We might assume Tracey beamed down wearing some sort of a costume to keep the natives from getting suspicious. So that's at least one full set (full enough to cover all of the uniform at least) to change to when the smell became overwhelming...

But Tracey certainly dons his uniform at that random moment when Kirk and pals arrive. He probably slept in it, too - all Starfleet folks appear to, in the 23rd century! I gather the self-cleaning feature is really nice. And the built-in heater must do wonders to the lower back in primitive conditions.

Timo Saloniemi
 
We might assume Tracey beamed down wearing some sort of a costume to keep the natives from getting suspicious. So that's at least one full set (full enough to cover all of the uniform at least) to change to when the smell became overwhelming...

But Tracey certainly dons his uniform at that random moment when Kirk and pals arrive. He probably slept in it, too - all Starfleet folks appear to, in the 23rd century! I gather the self-cleaning feature is really nice. And the built-in heater must do wonders to the lower back in primitive conditions.

Timo Saloniemi

There's always the possibility he protected it with a life-support belt, lol. Seriously, though, in Spock's Brain I always thought the mention of 72 degrees was telling us the temperature they were usually feeling onboard ship, then later I see from fans and in the subtitles a reference to "suit." The were wearing the their normal uniforms, so if the subtitles are really, really right, then maybe this is the only use of life-support belts in live action, and with no visual effect. (By stardate, there are animated episodes with life support belts before this, but that's another can of worms).

Relating this to the original post? The poster could use this idea: the life support failed, temperature dropped within the ship, and the Excalibur crew could not get into suits in time, and so died. Life support belts were put into use not long after to prevent such a disaster from happening again.

A new can of worms, maybe for a new thread: if life support belts were used with no effect (just as deflector shields were in TOS), could they have been in use on TNG and we just never knew because no one complained of the "weather"?
 
Yup, forcefields in TOS never involved an "effect" unless something challenged them. So in all likelihood, our heroes wore TAS style belts in "Squire of Gothos", with the forcefields protecting them from the horrid environment until they noticed it wasn't so horrid after all.
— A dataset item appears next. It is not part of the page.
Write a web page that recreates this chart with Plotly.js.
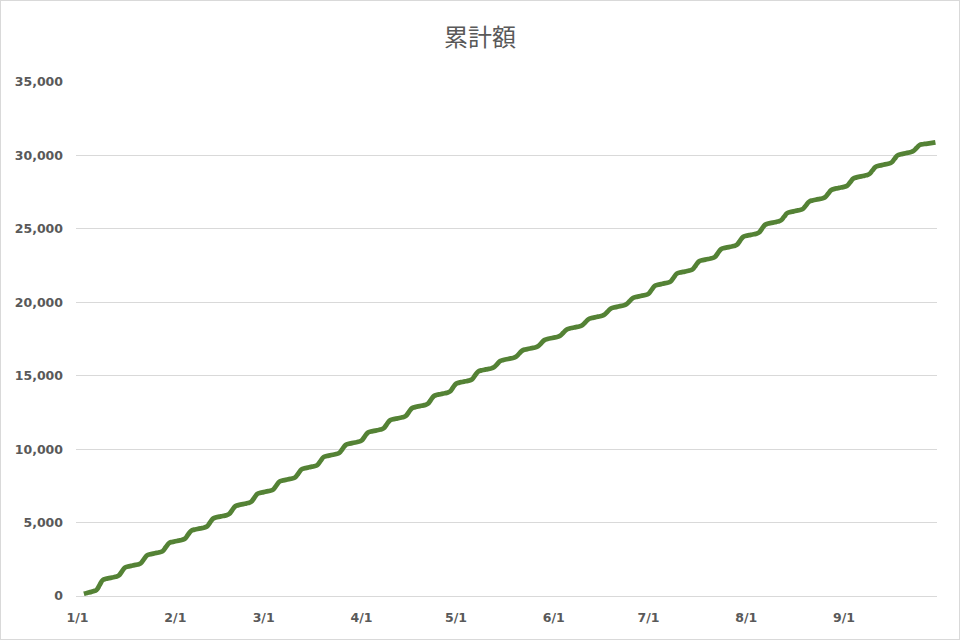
<!DOCTYPE html>
<html>
<head>
<meta charset="utf-8">
<script src="https://cdn.plot.ly/plotly-3.0.1.min.js"></script>
<style>
html,body{margin:0;padding:0;background:#fff;}
#wrap{position:relative;width:960px;height:640px;}
#chart{width:960px;height:640px;}
#frame{position:absolute;left:0;top:0;width:960px;height:640px;box-sizing:border-box;border:1px solid #d9d9d9;pointer-events:none;}
</style>
</head>
<body>
<div id="wrap"><div id="chart"></div><div id="frame"></div></div>
<script>
const chartTitle = '累計額';
const startDate = '2022-01-03';
const dailyAmounts = [
  150, 60, 55, 60, 85, 340, 340,
  80, 45, 45, 45, 80, 270, 272,
  82, 44, 46, 43, 80, 272, 270,
  78, 46, 44, 47, 80, 271, 271,
  81, 43, 47, 45, 79, 270, 272,
  80, 45, 45, 45, 80, 272, 270,
  82, 44, 46, 43, 80, 271, 271,
  78, 46, 44, 47, 80, 270, 272,
  81, 43, 47, 45, 79, 272, 270,
  80, 45, 45, 45, 80, 268, 270,
  82, 44, 46, 43, 80, 270, 268,
  78, 46, 44, 47, 80, 269, 269,
  81, 43, 47, 45, 79, 268, 270,
  80, 45, 45, 45, 80, 270, 268,
  82, 44, 46, 43, 80, 269, 269,
  78, 46, 44, 47, 80, 268, 270,
  81, 43, 47, 45, 79, 270, 268,
  80, 45, 45, 45, 80, 267, 269,
  82, 44, 46, 43, 80, 208, 211,
  78, 46, 44, 47, 80, 211, 208,
  81, 43, 47, 45, 79, 209, 210,
  80, 45, 45, 45, 80, 208, 211,
  82, 44, 46, 43, 80, 211, 208,
  78, 46, 44, 47, 80, 209, 210,
  81, 43, 47, 45, 79, 210, 211,
  80, 45, 45, 45, 80, 268, 270,
  82, 44, 46, 43, 80, 270, 268,
  78, 46, 44, 47, 80, 269, 269,
  81, 43, 47, 45, 79, 268, 270,
  80, 45, 45, 45, 80, 270, 268,
  82, 44, 46, 43, 80, 269, 271,
  78, 46, 44, 47, 80, 245, 247,
  81, 43, 47, 45, 79, 247, 245,
  80, 45, 45, 45, 80, 246, 246,
  82, 44, 46, 43, 80, 245, 247,
  78, 46, 44, 47, 80, 247, 245,
  81, 43, 47, 45, 79, 244, 246,
  80, 45, 45, 45, 80, 207, 208,
  50, 30, 33, 32, 35
];
const monthTickDates = ['2022-01-01','2022-02-01','2022-03-01','2022-04-01','2022-05-01','2022-06-01','2022-07-01','2022-08-01','2022-09-01'];
const monthTickLabels = ['1/1','2/1','3/1','4/1','5/1','6/1','7/1','8/1','9/1'];
const yTickValues = [0,5000,10000,15000,20000,25000,30000,35000];
const yTickLabels = ['0','5,000','10,000','15,000','20,000','25,000','30,000','35,000'];

// build dates and running total
const dates = [];
const cumulative = [];
let d = new Date(startDate + 'T00:00:00Z');
let total = 0;
for (let i = 0; i < dailyAmounts.length; i++) {
  dates.push(d.toISOString().slice(0,10));
  total += dailyAmounts[i];
  cumulative.push(total);
  d = new Date(d.getTime() + 86400000);
}

const tickFont = {family:'DejaVu Sans', size:12.5, color:'#595959', weight:'bold'};

const trace = {
  x: dates, y: cumulative, type:'scatter', mode:'lines',
  line:{color:'#548235', width:4.75, shape:'spline', smoothing:1.3},
  hoverinfo:'x+y'
};

const layout = {
  width:960, height:640,
  margin:{l:76, r:23, t:82, b:44, pad:0},
  paper_bgcolor:'#ffffff', plot_bgcolor:'#ffffff',
  showlegend:false,
  title:{text:chartTitle, x:0.5, xref:'container', xanchor:'center', y:1-38/640, yref:'container', yanchor:'middle',
         font:{family:'Noto Sans CJK JP', size:24, color:'#595959'}},
  xaxis:{type:'date', range:['2021-12-31 12:00','2022-09-30 12:00'], tickmode:'array', tickvals:monthTickDates, ticktext:monthTickLabels,
         showgrid:false, zeroline:false, showline:true, linecolor:'#d9d9d9', linewidth:1, ticks:'', tickfont:tickFont, ticklabelstandoff:10},
  yaxis:{range:[0,35000], tickmode:'array', tickvals:yTickValues, ticktext:yTickLabels, showgrid:true, gridcolor:'#d9d9d9', gridwidth:1,
         zeroline:true, zerolinecolor:'#d9d9d9', zerolinewidth:1, showline:false, ticks:'', tickfont:tickFont, ticklabelstandoff:12}
};

Plotly.newPlot('chart', [trace], layout, {staticPlot:true, displayModeBar:false});
</script>
</body>
</html>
Only, they chose a belt-and-suspender approach and additionally donned face masks with the forcefield belt.

Those TMP belt buckles obviously were forcefield generators, too: everybody was required to wear this "life jacket" all the time in a ship sailing out with untested engines.

But where would the generator have been hidden in TNG? Those suits revealed all. (And they sure complained about weather when there was some!)

Timo Saloniemi
 
Well I know in the Star Fleet Battles game you get unlucky enough to lose life support its game over!

Oh wait that was Star Fleet Battle Manual.